In January 2013 the U.S. Secretary of State’s Office of Global Women’s Issues and UN Women had the first International Forum on Women, ICT, and Development (WICTAD) . Maybe these two organizations are having their first forum but people have been involved with women, ICT and development for years. Technologies have changed but issues remain the same. At the conference Intel released a report Women and the Web, a “groundbreaking report” unveiling“concrete * on the enormous Internet gender gap” in the developing world and the social and economic benefits of securing Internet access for women.
How groundbreaking is it, I wonder.
The first report that I recall reading about technology and gender within the development context was Gender, Information Technology, and Developing Countries: An Analytic Study. (Ironically, serendipitously or just plain weird, it was produced under a USAID contract with the organization that I eventually went to work for.) It was written by Nancy Hafkin and Nancy Taggert, published in 2001. Nancy Hafkin who has been inducted into the Internet Hall of Fame (how cool is that?) has been working for years on technology and gender and contributed to Women and the Web. When I read that study, Women and the Web, I thought about the first report I read about gender and technology over 10 years ago.
A random observation, thought, note, and an “interesting” take-away from re/reading them…
Observation
Statistics on gender use are in urban and peri-urban areas. The statistics in both reports are within urban and/or peri-urban areas. That is useful but only to a point. How do we take the rural populations more into account?
Thought
Benefits on use of tech: No need to keep extolling on how wonderful technology is for access to information, learning, economic empowerment, social participation, etc. DUH!

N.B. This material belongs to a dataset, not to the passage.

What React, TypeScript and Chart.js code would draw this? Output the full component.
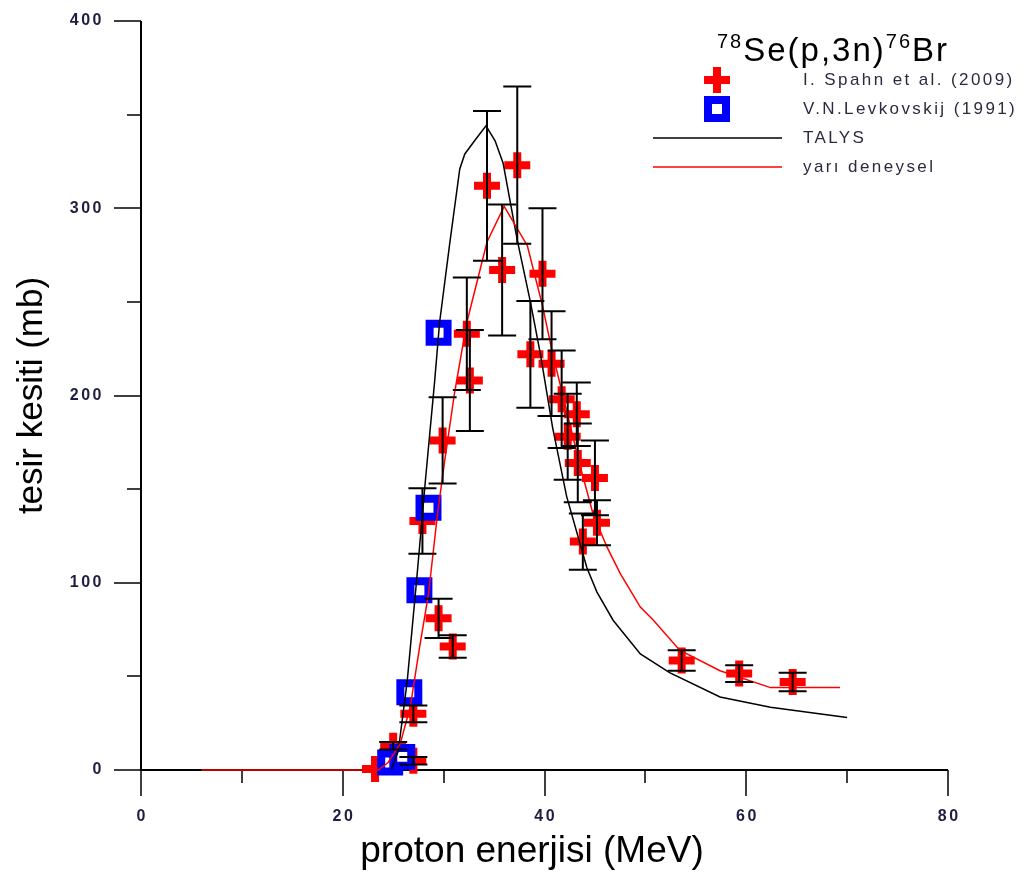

Instead, share great stories. Focus on how. Mentor. It is wonderful when a teacher that you used to work in Zambia years ago asks to friend you on Facebook or now sends you a link to great teaching resource. I used to say that I wanna be a tech person. (At one time I carried a crimping tool around with me.) Now I wanna be an AfrixChix, a group of women technologists in Kenya. I am in utter, total awe of them.
Note
The Women and Web report called them barriers. The Gender and IT report called them obstacles.
• Literacy/Language of the web
• Education
• Digital, Information & Media Literacy Skills
• Social and Cultural Norms
• Cost
• Access: devices/infrastructure/safe points to access
• Policy
The bottom line? The more things change, the more they stay the same. The work continues…
“Interesting” Take-Away
The most fascinating statistic in Women and Web report for me was that with 600 million women and girls empowered to be online within three years it predicted a market opportunity of USD 50 to USD 70 billion in new sales of Internet accessible devices and network plans.
More demand, more business. I get that. But what will really be the sales? And how do you disaggregate the sales of data plans and devices by gender? Are the sellers in the market disaggregating their phone sales by male and female?
In any case as more women and girls use technology and the web, they will not be using their boyfriend’s, husband’s, brother’s, friend’s device or phone.